Poll observers from the Economic Community of West African States (ECOWAS) say they are pleased with preparation efforts ahead of Ghana’s general election Friday.
ECOWAS Commissioner for Political Affairs, Peace and Security, Salamatu Hussaini Suleiman says she is pleased with the security arrangements for the vote.
“Everybody seems to be quite satisfied that adequate arrangements have been put in place and the security agencies seem to be quite in control and I believe we are all set to go,” said Suleiman.
Official campaigning ended late Wednesday for Friday’s presidential, legislative and local elections. The ruling NDC and the main opposition NPP held their final mammoth rallies in the capital, Accra. The other opposition parties also held their final rallies across the country.

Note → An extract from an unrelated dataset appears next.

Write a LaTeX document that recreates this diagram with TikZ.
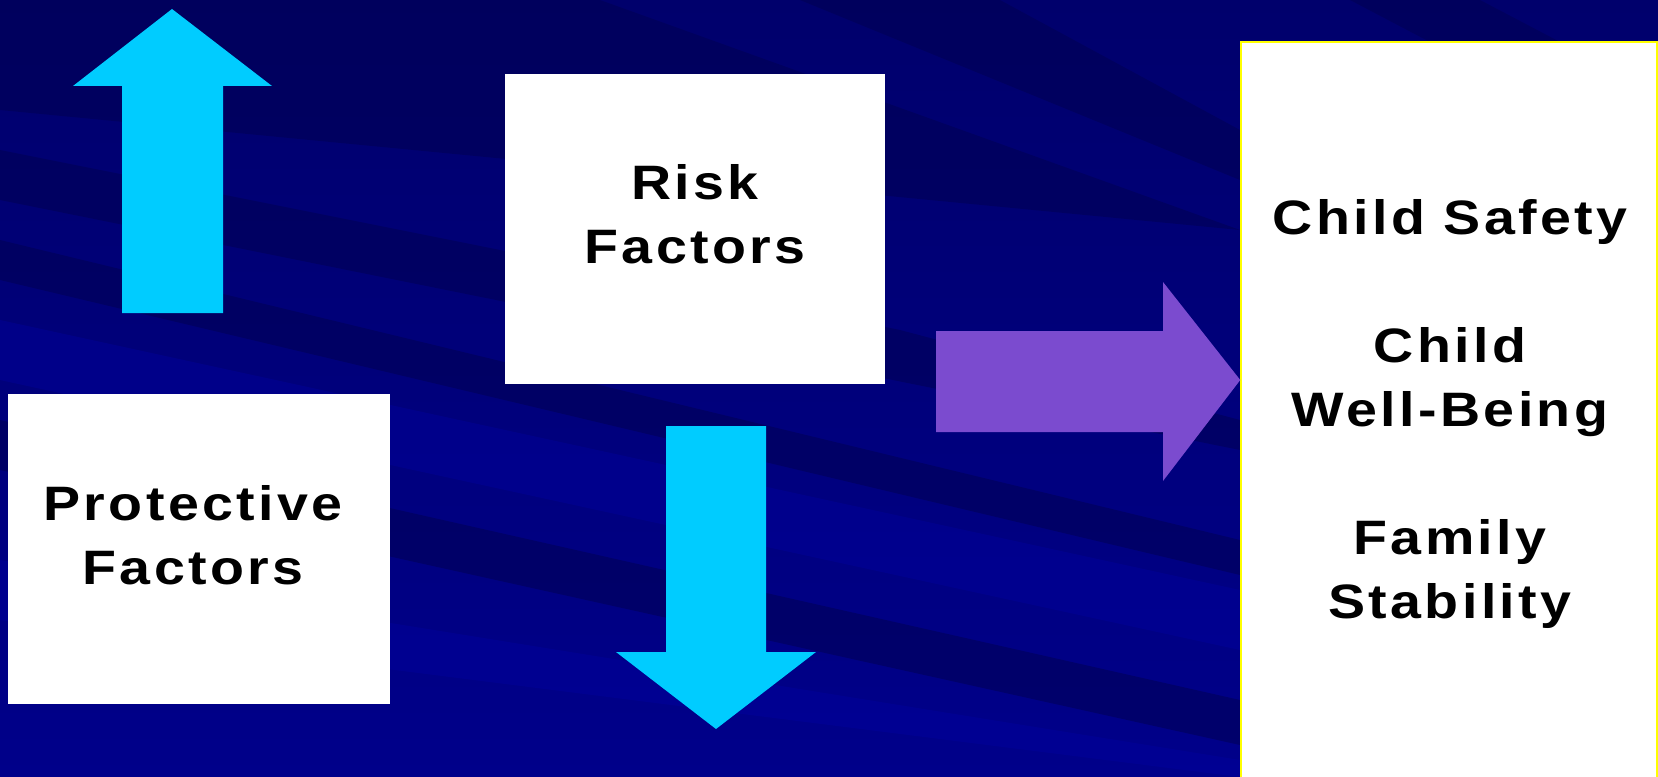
\documentclass[tikz,border=0pt]{standalone}
\usepackage{fontspec}
\newfontfamily\slidefont[LetterSpace=7, FakeStretch=1.15]{Liberation Sans}
\usetikzlibrary{positioning}
\definecolor{colorBgDark}{RGB}{0,0,80}
\definecolor{colorBgTop}{RGB}{0,0,108}
\definecolor{colorBg}{RGB}{0,0,138}
\definecolor{colorBgLight}{RGB}{0,0,165}
\definecolor{colorUpDown}{RGB}{0,204,255}
\definecolor{colorOutcome}{RGB}{123,75,207}
\definecolor{colorFrame}{RGB}{255,255,0}
\tikzset{
  panel/.style={fill=white, inner sep=0pt},
  panel text/.style={font=\slidefont\bfseries\fontsize{27.5pt}{36.5pt}\selectfont, align=center, text=black, inner sep=0pt},
  streak/.style={fill=colorBgDark, opacity=0.5},
  glow/.style={fill=colorBgLight, opacity=0.35},
}

\begin{document}
\begin{tikzpicture}[x=0.02cm, y=-0.02cm]
\useasboundingbox (0,0) rectangle (1658,777);
% background with diagonal streaks
\shade[top color=colorBgTop, bottom color=colorBg] (0,0) rectangle (1658,777);
\fill[streak] (0,0) -- (600,0) -- (1240,230) -- (0,110) -- cycle;
\fill[streak] (0,150) -- (900,330) -- (1240,420) -- (1240,450) -- (0,200) -- cycle;
\fill[streak] (0,240) -- (1240,540) -- (1240,575) -- (0,280) -- cycle;
\fill[streak] (0,420) -- (1240,700) -- (1240,745) -- (0,470) -- cycle;
\fill[streak] (800,0) -- (1000,0) -- (1240,130) -- (1240,180) -- cycle;
\fill[streak] (1350,0) -- (1480,0) -- (1560,42) -- (1430,42) -- cycle;
\fill[glow] (0,320) -- (1240,590) -- (1240,650) -- (0,380) -- cycle;
\fill[glow] (0,560) -- (1240,760) -- (1240,777) -- (0,620) -- cycle;

% boxes
\node[panel, minimum width=7.63cm, minimum height=6.2cm] (protective) at (199,549) {};
\node[panel, minimum width=7.6cm, minimum height=6.2cm] (risk) at (695,229) {};
\node[panel, draw=colorFrame, line width=0.9pt, minimum width=8.32cm, minimum height=15.2cm] (outcomes) at (1449,422) {};

\node[panel text] (protectiveText) at (193,535) {Protective\\Factors};
\node[panel text] (riskText) at (695,214) {Risk\\Factors};
\node[panel text] (outcomesText) at (1450,414) {Child Safety\\[0pt]\mbox{}\\Child\\Well-Being\\\mbox{}\\Family\\Stability};

% block arrows
\fill[colorUpDown] (172,9) -- (272,86) -- (223,86) -- (223,313) -- (122,313) -- (122,86) -- (73,86) -- cycle;
\fill[colorUpDown] (666,426) -- (766,426) -- (766,652) -- (816,652) -- (716,729) -- (616,652) -- (666,652) -- cycle;
\fill[colorOutcome] (936,331) -- (1163,331) -- (1163,282) -- (outcomes.west |- 0,380) -- (1163,481) -- (1163,432) -- (936,432) -- cycle;
\end{tikzpicture}
\end{document}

Thursday is scheduled to be the “cooling off day,” when political party activities are barred to enable voters to decide who to vote for on Friday.
The ECOWAS and African Union poll team led by former Nigeria president Olusegun Obasanjo met Tuesday with former presidents Jerry Rawlings, founding father of the ruling National Democratic Congress (NDC), and John Agyekum Kufuor of the main opposition, the New Patriotic Party (NPP).
“They were quite enthused about the large ECOWAS contingent that will give confidence and try to dissuade any temptations to cause violence on election day,” said ECOWAS political director Abdel-Fatau Musah.
He added the Independent Electoral Commission assured his team about their readiness for the vote.
“If you look around, everybody is very calm. The general population is going about their business normally,” he said.
The eight presidential candidates have signed a peace pact to renounce violence and to accept the results of Friday’s vote. But some Ghanaians have expressed worry that the tension could turn violent in spite of the signed peace pact.
“From the discussions we’ve held, we’ve observed some tensions here and there, but I believe that it shouldn’t necessarily lead to violence,” said Suleiman.
She underscored the need for a peaceful vote, which she said should be an example to other West African nations.
“We want other countries in our sub-region, to continue to look up to Ghana and to learn lessons from the political process and democratic process in Ghana,” she said.
Meanwhile, former Nigerian leader Obasanjo plans to hold a news conference Thursday to officially call for a peaceful election ahead of Friday’s vote.